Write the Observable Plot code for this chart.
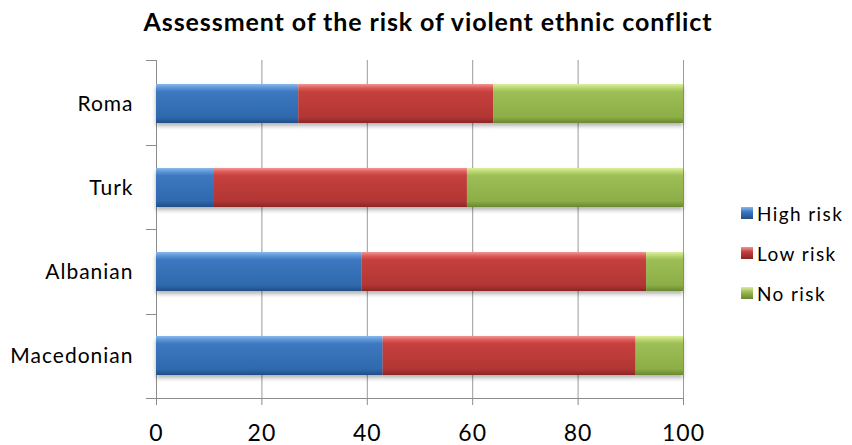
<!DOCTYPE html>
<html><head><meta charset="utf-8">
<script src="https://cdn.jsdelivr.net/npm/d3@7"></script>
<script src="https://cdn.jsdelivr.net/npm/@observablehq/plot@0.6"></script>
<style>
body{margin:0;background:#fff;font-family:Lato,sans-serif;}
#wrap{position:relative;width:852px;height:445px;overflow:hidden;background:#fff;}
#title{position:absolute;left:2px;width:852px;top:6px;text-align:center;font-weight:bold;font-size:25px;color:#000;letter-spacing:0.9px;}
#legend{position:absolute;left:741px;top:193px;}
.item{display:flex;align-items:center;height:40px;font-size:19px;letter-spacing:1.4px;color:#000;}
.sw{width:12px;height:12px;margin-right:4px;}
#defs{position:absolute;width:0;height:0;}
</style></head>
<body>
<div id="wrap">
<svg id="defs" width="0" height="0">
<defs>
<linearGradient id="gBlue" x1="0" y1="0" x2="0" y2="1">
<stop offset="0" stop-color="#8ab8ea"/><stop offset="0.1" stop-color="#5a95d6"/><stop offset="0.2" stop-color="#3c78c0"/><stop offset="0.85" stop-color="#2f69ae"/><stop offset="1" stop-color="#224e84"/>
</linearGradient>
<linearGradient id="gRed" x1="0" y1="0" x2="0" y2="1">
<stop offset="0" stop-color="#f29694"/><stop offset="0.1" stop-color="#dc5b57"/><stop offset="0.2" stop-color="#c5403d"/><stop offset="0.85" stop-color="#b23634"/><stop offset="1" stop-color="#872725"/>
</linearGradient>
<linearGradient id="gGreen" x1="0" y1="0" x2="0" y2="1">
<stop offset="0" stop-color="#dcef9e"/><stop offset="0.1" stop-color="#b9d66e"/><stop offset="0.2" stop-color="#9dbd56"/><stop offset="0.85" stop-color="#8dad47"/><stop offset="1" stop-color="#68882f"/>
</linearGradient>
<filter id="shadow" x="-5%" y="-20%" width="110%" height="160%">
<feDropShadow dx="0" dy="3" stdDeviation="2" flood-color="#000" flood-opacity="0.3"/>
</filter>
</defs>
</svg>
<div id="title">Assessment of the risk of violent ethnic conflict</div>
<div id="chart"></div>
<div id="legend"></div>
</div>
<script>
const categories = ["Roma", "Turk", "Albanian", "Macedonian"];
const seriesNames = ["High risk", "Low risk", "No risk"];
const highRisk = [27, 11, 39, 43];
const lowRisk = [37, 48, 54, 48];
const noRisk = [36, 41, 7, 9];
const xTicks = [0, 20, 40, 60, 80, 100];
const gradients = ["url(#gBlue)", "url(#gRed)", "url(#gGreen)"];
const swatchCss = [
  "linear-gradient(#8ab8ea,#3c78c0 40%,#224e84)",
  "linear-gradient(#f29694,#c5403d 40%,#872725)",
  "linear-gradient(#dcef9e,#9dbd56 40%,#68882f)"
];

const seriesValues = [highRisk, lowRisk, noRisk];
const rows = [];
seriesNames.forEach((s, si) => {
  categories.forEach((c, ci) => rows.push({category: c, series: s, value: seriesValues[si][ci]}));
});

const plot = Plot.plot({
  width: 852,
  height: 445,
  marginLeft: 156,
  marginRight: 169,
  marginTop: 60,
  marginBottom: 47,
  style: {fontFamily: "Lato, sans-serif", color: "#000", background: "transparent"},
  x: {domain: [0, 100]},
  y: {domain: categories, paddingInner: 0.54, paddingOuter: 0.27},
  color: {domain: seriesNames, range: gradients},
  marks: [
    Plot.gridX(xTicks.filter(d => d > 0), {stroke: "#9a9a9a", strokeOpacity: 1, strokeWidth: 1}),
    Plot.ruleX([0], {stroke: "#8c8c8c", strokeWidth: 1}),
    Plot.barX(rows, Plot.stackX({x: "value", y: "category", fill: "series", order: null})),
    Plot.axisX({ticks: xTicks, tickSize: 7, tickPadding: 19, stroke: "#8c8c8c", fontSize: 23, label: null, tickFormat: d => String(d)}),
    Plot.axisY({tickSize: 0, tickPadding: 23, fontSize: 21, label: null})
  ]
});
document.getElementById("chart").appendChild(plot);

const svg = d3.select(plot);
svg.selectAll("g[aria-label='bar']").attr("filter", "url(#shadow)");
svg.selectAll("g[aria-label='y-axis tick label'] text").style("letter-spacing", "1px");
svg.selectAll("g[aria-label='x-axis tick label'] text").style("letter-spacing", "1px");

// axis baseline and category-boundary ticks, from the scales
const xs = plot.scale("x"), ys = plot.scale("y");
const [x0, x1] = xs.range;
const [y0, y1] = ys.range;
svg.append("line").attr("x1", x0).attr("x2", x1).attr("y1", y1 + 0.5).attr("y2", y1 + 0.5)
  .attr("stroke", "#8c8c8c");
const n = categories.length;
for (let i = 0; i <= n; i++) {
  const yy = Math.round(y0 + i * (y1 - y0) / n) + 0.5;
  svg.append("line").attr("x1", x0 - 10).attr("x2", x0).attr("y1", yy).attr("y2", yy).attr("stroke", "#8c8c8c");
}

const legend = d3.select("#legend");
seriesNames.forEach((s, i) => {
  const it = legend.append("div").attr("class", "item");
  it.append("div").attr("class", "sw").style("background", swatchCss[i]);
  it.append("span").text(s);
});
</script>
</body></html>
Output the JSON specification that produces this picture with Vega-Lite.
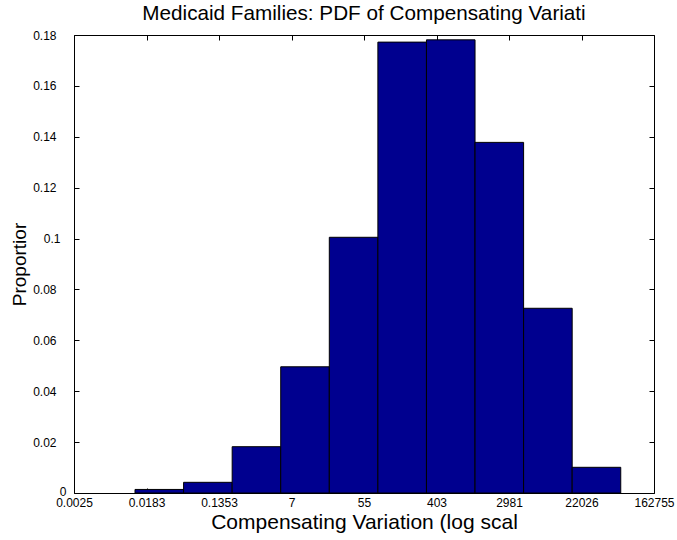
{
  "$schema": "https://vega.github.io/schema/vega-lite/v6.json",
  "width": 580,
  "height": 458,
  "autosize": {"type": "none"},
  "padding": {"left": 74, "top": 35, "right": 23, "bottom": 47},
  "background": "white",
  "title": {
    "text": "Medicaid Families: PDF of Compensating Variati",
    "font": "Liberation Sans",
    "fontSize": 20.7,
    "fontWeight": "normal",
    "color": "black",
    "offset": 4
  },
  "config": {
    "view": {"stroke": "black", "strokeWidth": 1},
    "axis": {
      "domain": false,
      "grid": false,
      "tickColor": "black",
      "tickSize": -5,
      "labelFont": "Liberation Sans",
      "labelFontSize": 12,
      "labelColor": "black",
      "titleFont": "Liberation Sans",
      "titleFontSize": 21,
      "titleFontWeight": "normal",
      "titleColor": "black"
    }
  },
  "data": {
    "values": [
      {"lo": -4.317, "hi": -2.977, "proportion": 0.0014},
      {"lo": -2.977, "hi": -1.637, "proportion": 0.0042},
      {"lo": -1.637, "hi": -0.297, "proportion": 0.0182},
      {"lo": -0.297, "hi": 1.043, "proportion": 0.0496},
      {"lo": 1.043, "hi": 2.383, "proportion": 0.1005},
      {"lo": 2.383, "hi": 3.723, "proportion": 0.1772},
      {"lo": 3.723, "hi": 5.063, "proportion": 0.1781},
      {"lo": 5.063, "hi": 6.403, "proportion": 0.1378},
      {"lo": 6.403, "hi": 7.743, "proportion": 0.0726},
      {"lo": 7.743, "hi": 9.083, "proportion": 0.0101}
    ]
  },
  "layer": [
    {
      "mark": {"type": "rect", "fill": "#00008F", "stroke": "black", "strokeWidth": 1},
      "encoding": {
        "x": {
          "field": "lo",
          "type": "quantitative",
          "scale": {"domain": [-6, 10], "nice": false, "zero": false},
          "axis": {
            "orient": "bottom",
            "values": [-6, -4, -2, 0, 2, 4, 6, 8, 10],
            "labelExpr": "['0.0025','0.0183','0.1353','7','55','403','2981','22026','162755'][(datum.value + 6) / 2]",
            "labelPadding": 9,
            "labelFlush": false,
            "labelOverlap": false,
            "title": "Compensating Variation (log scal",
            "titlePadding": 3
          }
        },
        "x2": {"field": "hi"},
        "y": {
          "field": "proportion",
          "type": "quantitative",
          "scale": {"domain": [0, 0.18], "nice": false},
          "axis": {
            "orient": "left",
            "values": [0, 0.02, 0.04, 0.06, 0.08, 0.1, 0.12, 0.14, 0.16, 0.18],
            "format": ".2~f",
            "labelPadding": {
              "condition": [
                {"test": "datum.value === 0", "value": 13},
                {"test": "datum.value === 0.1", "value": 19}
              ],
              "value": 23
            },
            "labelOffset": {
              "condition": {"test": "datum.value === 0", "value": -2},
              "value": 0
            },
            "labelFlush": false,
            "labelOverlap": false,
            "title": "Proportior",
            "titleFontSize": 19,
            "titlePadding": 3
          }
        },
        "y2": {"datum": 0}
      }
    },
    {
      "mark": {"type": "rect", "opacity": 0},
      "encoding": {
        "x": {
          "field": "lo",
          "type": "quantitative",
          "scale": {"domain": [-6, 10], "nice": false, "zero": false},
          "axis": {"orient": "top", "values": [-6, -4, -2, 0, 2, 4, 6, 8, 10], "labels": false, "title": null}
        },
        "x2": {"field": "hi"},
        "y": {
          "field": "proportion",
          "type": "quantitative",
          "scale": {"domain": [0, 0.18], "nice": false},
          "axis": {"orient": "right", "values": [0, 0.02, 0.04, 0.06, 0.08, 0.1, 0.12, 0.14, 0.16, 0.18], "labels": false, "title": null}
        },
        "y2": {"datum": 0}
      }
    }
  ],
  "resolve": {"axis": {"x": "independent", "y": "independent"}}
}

━━━━━━━━

Set task
Reply with the number of lines in the preceding entries that contain "chart", and no other words.

Task answer
3